PF4Public commented 1 year ago

I commented out -fstack-clash-protection

I wonder why my systems never got that flag in hardened.cfg?

thubble commented 1 year ago

I commented out -fstack-clash-protection

I wonder why my systems never got that flag in hardened.cfg?

Do you recall if you ever did etc-update merging with that file? (It's part of sys-devel/clang-common and is config-protected).

PF4Public commented 1 year ago

Do you recall if you ever did etc-update merging with that file?

Nope. Maybe I just didn't update clang for long enough for this to never happen to me :)

joecool1029 commented 1 year ago

Are we tracking multiple issues here? The removal of -fstack-clash-protection seems to fix a different chromium crash that happens later than initial start. Maybe since electron is building with chromium 108 it doesn't help.

I still see the immediate crash/segfault on electron even after commenting that flag and rebuilding clang/llvm and then electron. It is not possible to build electron with gcc (at least not with gcc12).

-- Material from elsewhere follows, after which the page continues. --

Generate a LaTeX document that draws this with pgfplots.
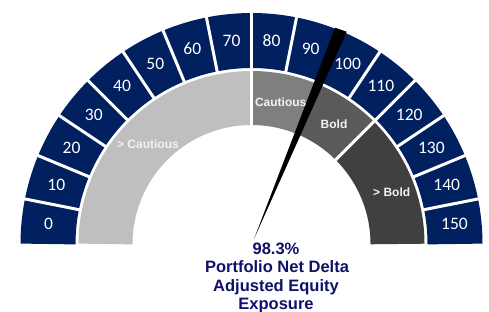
\documentclass[border=0pt]{standalone}
\usepackage{pgfplots}
\pgfplotsset{compat=1.18}
\usepackage{fontspec}
\setmainfont{Liberation Sans}
\newfontfamily\carlito{Carlito}
\definecolor{navy}{HTML}{002060}
\definecolor{txtnavy}{HTML}{10106A}
\definecolor{g1}{HTML}{BFBFBF}
\definecolor{g2}{HTML}{7F7F7F}
\definecolor{g3}{HTML}{5A5A5A}
\definecolor{g4}{HTML}{404040}
\definecolor{lbl}{HTML}{F2F2F2}
\begin{document}
\begin{tikzpicture}
\begin{axis}[hide axis, scale only axis, width=489pt, height=311pt,
  xmin=0, xmax=489, ymin=0, ymax=311, clip=false,
  at={(0,0)}, anchor=origin]
% outer navy scale ring (0..150 in 16 segments)
\addplot[navy, line width=55pt, domain=0:180, samples=121, variable=\t, line join=round]
  ({251.5+203.5*cos(\t)},{67+203.5*sin(\t)});
% bands
\addplot[g1, line width=54pt, domain=90:180, samples=61, variable=\t, line join=round]
  ({251.5+146*cos(\t)},{67+146*sin(\t)});
\addplot[g2, line width=54pt, domain=67.5:90, samples=21, variable=\t, line join=round]
  ({251.5+146*cos(\t)},{67+146*sin(\t)});
\addplot[g3, line width=54pt, domain=45:67.5, samples=21, variable=\t, line join=round]
  ({251.5+146*cos(\t)},{67+146*sin(\t)});
\addplot[g4, line width=54pt, domain=0:45, samples=41, variable=\t, line join=round]
  ({251.5+146*cos(\t)},{67+146*sin(\t)});
% separators
\pgfplotsinvokeforeach{1,...,15}{
  \addplot[white, line width=3pt, domain=174:233, samples=2, variable=\t]
    ({251.5+\t*cos(#1*11.25)},{67+\t*sin(#1*11.25)});
}
\pgfplotsinvokeforeach{90,67.5,45}{
  \addplot[white, line width=3pt, domain=117:175, samples=2, variable=\t]
    ({251.5+\t*cos(#1)},{67+\t*sin(#1)});
}
% needle
\addplot[fill=black, draw=none] coordinates {(254,72) (335,283.3) (346.7,279.3)} -- cycle;
% scale labels
\pgfplotsinvokeforeach{0,...,15}{
  \node[text=white, font=\carlito\fontsize{17.5}{20}\selectfont]
    at (axis cs:{251.5+204*cos(180-(#1+0.5)*11.25)},{67+204*sin(180-(#1+0.5)*11.25)})
    {\the\numexpr#1*10\relax};
}
% band labels
\node[text=lbl, font=\bfseries\fontsize{12}{14}\selectfont] at (axis cs:148,166.7) {> Cautious};
\node[text=lbl, font=\bfseries\fontsize{12}{14}\selectfont] at (axis cs:280.7,208.3) {Cautious};
\node[text=lbl, font=\bfseries\fontsize{12}{14}\selectfont] at (axis cs:334,186.7) {Bold};
\node[text=lbl, font=\bfseries\fontsize{12}{14}\selectfont] at (axis cs:391.7,118.7) {> Bold};
% title text
\node[anchor=base, text=txtnavy, font=\bfseries\fontsize{16.5}{18}\selectfont] at (axis cs:276,57) {98.3\%};
\node[anchor=base, text=txtnavy, font=\bfseries\fontsize{16.5}{18}\selectfont] at (axis cs:277,38.3) {Portfolio Net Delta};
\node[anchor=base, text=txtnavy, font=\bfseries\fontsize{16.5}{18}\selectfont] at (axis cs:276,19.6) {Adjusted Equity};
\node[anchor=base, text=txtnavy, font=\bfseries\fontsize{16.5}{18}\selectfont] at (axis cs:276,1.5) {Exposure};
\end{axis}
\pgfresetboundingbox
\path[use as bounding box] (0,0) rectangle (489pt,311pt);
\end{tikzpicture}
\end{document}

thesamesam commented 1 year ago

I think that's possible and it'd explain the inconsistent results, backtraces, and observations in the thread. It's probably worth chalking this bug up to -fstack-clash-protection and forking that other issue into a new one.

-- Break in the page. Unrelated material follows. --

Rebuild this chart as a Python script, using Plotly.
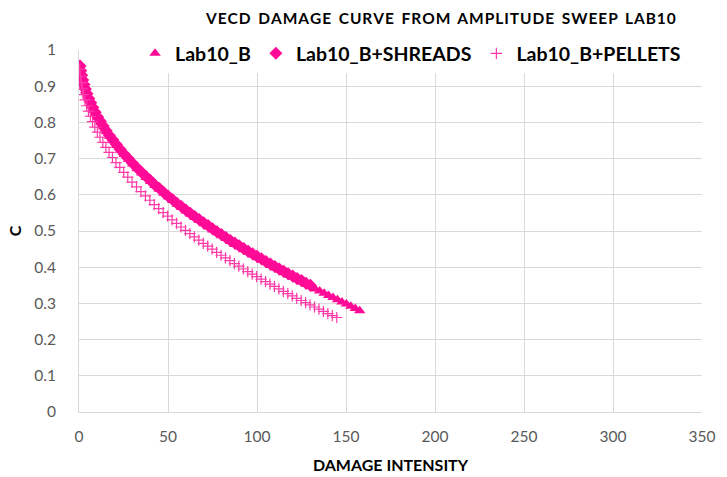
import plotly.graph_objects as go

# Lab10_B (triangles)
lab10_b_x = [0.5, 0.8, 1.2, 1.7, 2.3, 3.0, 3.8, 4.7, 5.7, 6.8, 8.0, 9.3, 10.7, 12.2, 13.8, 15.5,
             17.3, 19.2, 21.2, 23.3, 25.5, 27.8, 30.2, 32.7, 35.2, 37.7, 40.2, 42.7, 45.2, 47.7,
             50.2, 52.7, 55.2, 57.7, 60.2, 62.7, 65.2, 67.7, 70.2, 72.7, 75.2, 77.7, 80.2, 82.7,
             85.2, 87.7, 90.2, 92.7, 95.2, 97.7, 100.2, 102.7, 105.2, 107.7, 110.2, 112.7, 115.2,
             117.7, 120.2, 122.7, 125.2, 127.7, 130.2, 132.7, 135.2, 137.7, 140.2, 142.7, 145.2,
             147.7, 150.2, 152.7, 155.2, 157.7]
lab10_b_c = [0.959, 0.949, 0.937, 0.925, 0.913, 0.901, 0.888, 0.876, 0.863, 0.851, 0.838, 0.825,
             0.813, 0.800, 0.787, 0.774, 0.762, 0.749, 0.736, 0.723, 0.711, 0.698, 0.685, 0.672,
             0.660, 0.648, 0.637, 0.626, 0.615, 0.604, 0.594, 0.584, 0.574, 0.565, 0.555, 0.546,
             0.537, 0.529, 0.520, 0.511, 0.503, 0.495, 0.487, 0.479, 0.471, 0.463, 0.456, 0.448,
             0.441, 0.434, 0.426, 0.419, 0.412, 0.405, 0.398, 0.392, 0.385, 0.378, 0.372, 0.365,
             0.359, 0.353, 0.346, 0.340, 0.334, 0.328, 0.322, 0.316, 0.310, 0.304, 0.298, 0.292,
             0.286, 0.280]

# Lab10_B+SHREADS (diamonds)
shreads_x = [0.6, 1.0, 1.5, 2.1, 2.8, 3.6, 4.5, 5.5, 6.6, 7.8, 9.1, 10.5, 12.0, 13.6, 15.3, 17.1,
             19.0, 21.0, 23.1, 25.3, 27.6, 30.0, 32.5, 35.0, 37.5, 40.0, 42.5, 45.0, 47.5, 50.0,
             52.5, 55.0, 57.5, 60.0, 62.5, 65.0, 67.5, 70.0, 72.5, 75.0, 77.5, 80.0, 82.5, 85.0,
             87.5, 90.0, 92.5, 95.0, 97.5, 100.0, 102.5, 105.0, 107.5, 110.0, 112.5, 115.0, 117.5,
             120.0, 122.5, 125.0, 127.5, 130.0]
shreads_c = [0.956, 0.943, 0.930, 0.917, 0.905, 0.892, 0.879, 0.866, 0.854, 0.841, 0.828, 0.815,
             0.803, 0.790, 0.777, 0.764, 0.752, 0.739, 0.726, 0.713, 0.701, 0.688, 0.675, 0.663,
             0.651, 0.640, 0.628, 0.618, 0.607, 0.597, 0.587, 0.577, 0.568, 0.558, 0.549, 0.540,
             0.532, 0.523, 0.515, 0.506, 0.498, 0.490, 0.482, 0.474, 0.467, 0.459, 0.452, 0.444,
             0.437, 0.430, 0.423, 0.416, 0.409, 0.402, 0.395, 0.389, 0.382, 0.376, 0.369, 0.363,
             0.356, 0.350]

# Lab10_B+PELLETS (crosses)
pellets_x = [0.4, 0.8, 1.3, 1.9, 2.6, 3.4, 4.3, 5.3, 6.4, 7.6, 8.9, 10.3, 11.8, 13.4, 15.1, 16.9,
             18.8, 20.8, 22.9, 25.1, 27.4, 29.8, 32.3, 34.8, 37.3, 39.8, 42.3, 44.8, 47.3, 49.8,
             52.3, 54.8, 57.3, 59.8, 62.3, 64.8, 67.3, 69.8, 72.3, 74.8, 77.3, 79.8, 82.3, 84.8,
             87.3, 89.8, 92.3, 94.8, 97.3, 99.8, 102.3, 104.8, 107.3, 109.8, 112.3, 114.8, 117.3,
             119.8, 122.3, 124.8, 127.3, 129.8, 132.3, 134.8, 137.3, 139.8, 142.3, 144.8]
pellets_c = [0.947, 0.928, 0.910, 0.893, 0.877, 0.862, 0.846, 0.831, 0.817, 0.802, 0.787, 0.773,
             0.759, 0.745, 0.731, 0.717, 0.703, 0.689, 0.676, 0.662, 0.649, 0.635, 0.622, 0.609,
             0.597, 0.585, 0.573, 0.562, 0.551, 0.541, 0.531, 0.521, 0.511, 0.502, 0.493, 0.484,
             0.475, 0.466, 0.458, 0.450, 0.441, 0.433, 0.426, 0.418, 0.410, 0.403, 0.395, 0.388,
             0.381, 0.374, 0.367, 0.360, 0.353, 0.347, 0.340, 0.333, 0.327, 0.321, 0.314, 0.308,
             0.302, 0.296, 0.290, 0.284, 0.278, 0.272, 0.266, 0.261]

x_ticks = [0, 50, 100, 150, 200, 250, 300, 350]
y_ticks = [0, 0.1, 0.2, 0.3, 0.4, 0.5, 0.6, 0.7, 0.8, 0.9, 1]
y_tick_text = ["0", "0.1", "0.2", "0.3", "0.4", "0.5", "0.6", "0.7", "0.8", "0.9", "1"]

title_text = "VECD DAMAGE CURVE FROM AMPLITUDE SWEEP LAB10"

PINK = "#FF0A96"
FONT = "Lato"


def spaced(s):
    hair = "\u200a"
    words = s.split(" ")
    return "  ".join(hair.join(list(w)) for w in words)


fig = go.Figure()
fig.add_trace(go.Scatter(
    x=lab10_b_x, y=lab10_b_c, mode="markers", name="Lab10_B",
    marker=dict(symbol="triangle-up", size=10, color=PINK, line=dict(width=0)),
))
fig.add_trace(go.Scatter(
    x=shreads_x, y=shreads_c, mode="markers", name="Lab10_B+SHREADS",
    marker=dict(symbol="diamond", size=10, color=PINK, line=dict(width=0)),
))
fig.add_trace(go.Scatter(
    x=pellets_x, y=pellets_c, mode="markers", name="Lab10_B+PELLETS",
    marker=dict(symbol="cross-thin", size=8, color=PINK, line=dict(width=1.2, color="#FF3AA8")),
))

fig.update_layout(
    width=727, height=477,
    margin=dict(l=79, r=25, t=50, b=65, autoexpand=False),
    paper_bgcolor="white", plot_bgcolor="white",
    font=dict(family=FONT, size=14, color="#595959"),
    showlegend=True,
    legend=dict(
        orientation="h", x=0.09, y=0.99, xanchor="left", yanchor="middle",
        bgcolor="white", font=dict(family=FONT, size=19.5, color="black", weight="bold"),
        itemwidth=30, tracegroupgap=0,
    ),
    annotations=[dict(
        text=spaced(title_text),
        xref="paper", yref="paper", x=0.58, y=1.0, yshift=32, xanchor="center", yanchor="middle",
        showarrow=False, font=dict(family=FONT, size=15.5, color="black", weight="bold"),
    )],
)
fig.update_xaxes(
    range=[0, 350], tickvals=x_ticks, showgrid=True, gridcolor="#D9D9D9", gridwidth=1,
    showline=True, linecolor="#D9D9D9", zeroline=False, ticks="", ticklabelstandoff=10,
    automargin=False,
    title=dict(text="DAMAGE INTENSITY", font=dict(family=FONT, size=16, color="black", weight="bold"), standoff=16),
    tickfont=dict(family=FONT, size=15.5, color="#595959"),
)
fig.update_yaxes(
    range=[0, 1], tickvals=y_ticks, ticktext=y_tick_text, showgrid=True, gridcolor="#D9D9D9", gridwidth=1,
    showline=True, linecolor="#D9D9D9", zeroline=False, ticks="", ticklabelstandoff=19,
    automargin=False,
    title=dict(text="C", font=dict(family=FONT, size=16, color="black", weight="bold"), standoff=8),
    tickfont=dict(family=FONT, size=15.5, color="#595959"),
)

fig.write_html(
    "out.html",
    config={"displayModeBar": False},
    post_script="document.body.style.margin='0';document.body.style.padding='0';",
)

perfect7gentleman commented 1 year ago

@joecool1029, try to rebuild nodejs too.

joecool1029 commented 1 year ago

Already did as suggested, no change. Pretty sure we're looking at chromium fixing part of the problem in later versions combined with also needing this flag removed.

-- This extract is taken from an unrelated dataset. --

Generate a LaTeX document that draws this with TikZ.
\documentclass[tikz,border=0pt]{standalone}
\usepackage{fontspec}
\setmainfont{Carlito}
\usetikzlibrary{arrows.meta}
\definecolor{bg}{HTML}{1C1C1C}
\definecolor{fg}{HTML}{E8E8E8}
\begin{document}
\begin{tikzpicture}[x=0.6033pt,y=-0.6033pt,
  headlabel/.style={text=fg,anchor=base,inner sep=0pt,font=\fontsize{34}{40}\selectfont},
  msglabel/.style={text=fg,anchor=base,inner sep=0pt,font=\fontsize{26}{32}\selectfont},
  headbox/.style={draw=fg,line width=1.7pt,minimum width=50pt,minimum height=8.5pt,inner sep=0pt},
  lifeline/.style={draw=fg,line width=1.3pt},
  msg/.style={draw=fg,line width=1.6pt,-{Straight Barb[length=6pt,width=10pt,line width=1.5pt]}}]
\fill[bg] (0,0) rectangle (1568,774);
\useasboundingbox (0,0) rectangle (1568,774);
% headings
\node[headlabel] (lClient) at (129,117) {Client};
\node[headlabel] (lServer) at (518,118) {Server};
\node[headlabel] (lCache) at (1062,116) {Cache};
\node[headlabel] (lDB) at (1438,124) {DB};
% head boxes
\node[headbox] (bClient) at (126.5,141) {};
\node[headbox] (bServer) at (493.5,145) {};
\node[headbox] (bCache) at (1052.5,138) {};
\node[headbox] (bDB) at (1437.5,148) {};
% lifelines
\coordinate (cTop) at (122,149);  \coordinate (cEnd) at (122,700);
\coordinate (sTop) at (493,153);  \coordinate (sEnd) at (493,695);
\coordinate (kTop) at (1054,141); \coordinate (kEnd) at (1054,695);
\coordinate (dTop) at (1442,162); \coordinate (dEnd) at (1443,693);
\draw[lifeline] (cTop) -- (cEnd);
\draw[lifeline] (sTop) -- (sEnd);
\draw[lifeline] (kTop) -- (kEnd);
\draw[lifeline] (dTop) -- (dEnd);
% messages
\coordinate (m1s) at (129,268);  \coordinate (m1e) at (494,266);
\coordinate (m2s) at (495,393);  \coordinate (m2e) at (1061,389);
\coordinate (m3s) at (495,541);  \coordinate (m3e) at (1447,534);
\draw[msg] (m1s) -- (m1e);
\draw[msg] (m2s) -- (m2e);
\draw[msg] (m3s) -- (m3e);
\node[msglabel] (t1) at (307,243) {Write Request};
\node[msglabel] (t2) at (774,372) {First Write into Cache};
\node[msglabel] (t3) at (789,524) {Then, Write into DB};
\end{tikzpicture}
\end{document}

thubble commented 1 year ago

I re-built qtwebengine (latest 5.15 git, Chromium 87-based with security backports) and re-enabled my clang/thinlto and -fomit-frame-pointer hacks, and it's working perfectly. So I'm convinced that the Gentoo clang-hardening changes were the source of all of my issues.

It was really frustrating that this happened at exactly the time I upgraded to a completely new architecture, and was also experimenting with overclocking/undervolting - so thanks everyone for the help getting this sorted out!

I don't build Electron from source, and I always build nodejs with gcc, so unfortunately I'm not sure what the problems are there.

PF4Public commented 1 year ago

@joecool1029 Do you use chromium on your system? Does it compile and work? Do you remember if you did build 108 chromium, did it work? If electron crashes for you, so should chromium.

joecool1029 commented 1 year ago

No, I have edge as a backup but I use firefox as my browser. I think next attempt I'll drop all the system useflags in case dependencies were built with bad clang flags. Electron forces some of the GN flags so I can't test as many configs with it as plain chromium (like changing allocator).

Techwolf commented 1 year ago

I am getting the same thing here. Currently doing a full debug build now, that will take a few hours. Will post results here later. Due to using packages, I have a local binary fallback of the previous version to use when I need too. I have mostly switch over to librewolf now.

Techwolf commented 1 year ago

An update.

Building a debug build with clang took 6+ hours. Sadly, can not load the debug build in gdb due to requiring over 32G of RAM.

Building a debug build with gcc also required over 32G of RAM. I have only 32G of RAM.

Building a normal build with USE="-clang" took 3+ hours and fixed the crashing problem for me.

thubble commented 1 year ago

I am getting the same thing here. Currently doing a full debug build now, that will take a few hours. Will post results here later. Due to using packages, I have a local binary fallback of the previous version to use when I need too. I have mostly switch over to librewolf now.

@Techwolf Can you post your /etc/clang/*.cfg (most importantly, /etc/clang/gentoo-hardened.cfg)? Having -fstack-clash-protection anywhere in there seems to be what caused this issue.

PF4Public commented 1 year ago

I'll close this issue since the culprit was identified.

@joecool1029 feel free to open separate issue regarding electron if you're willing to investigate it further.

joecool1029 commented 1 year ago

Sounds good, I'll start to look into the electron issue some more this week.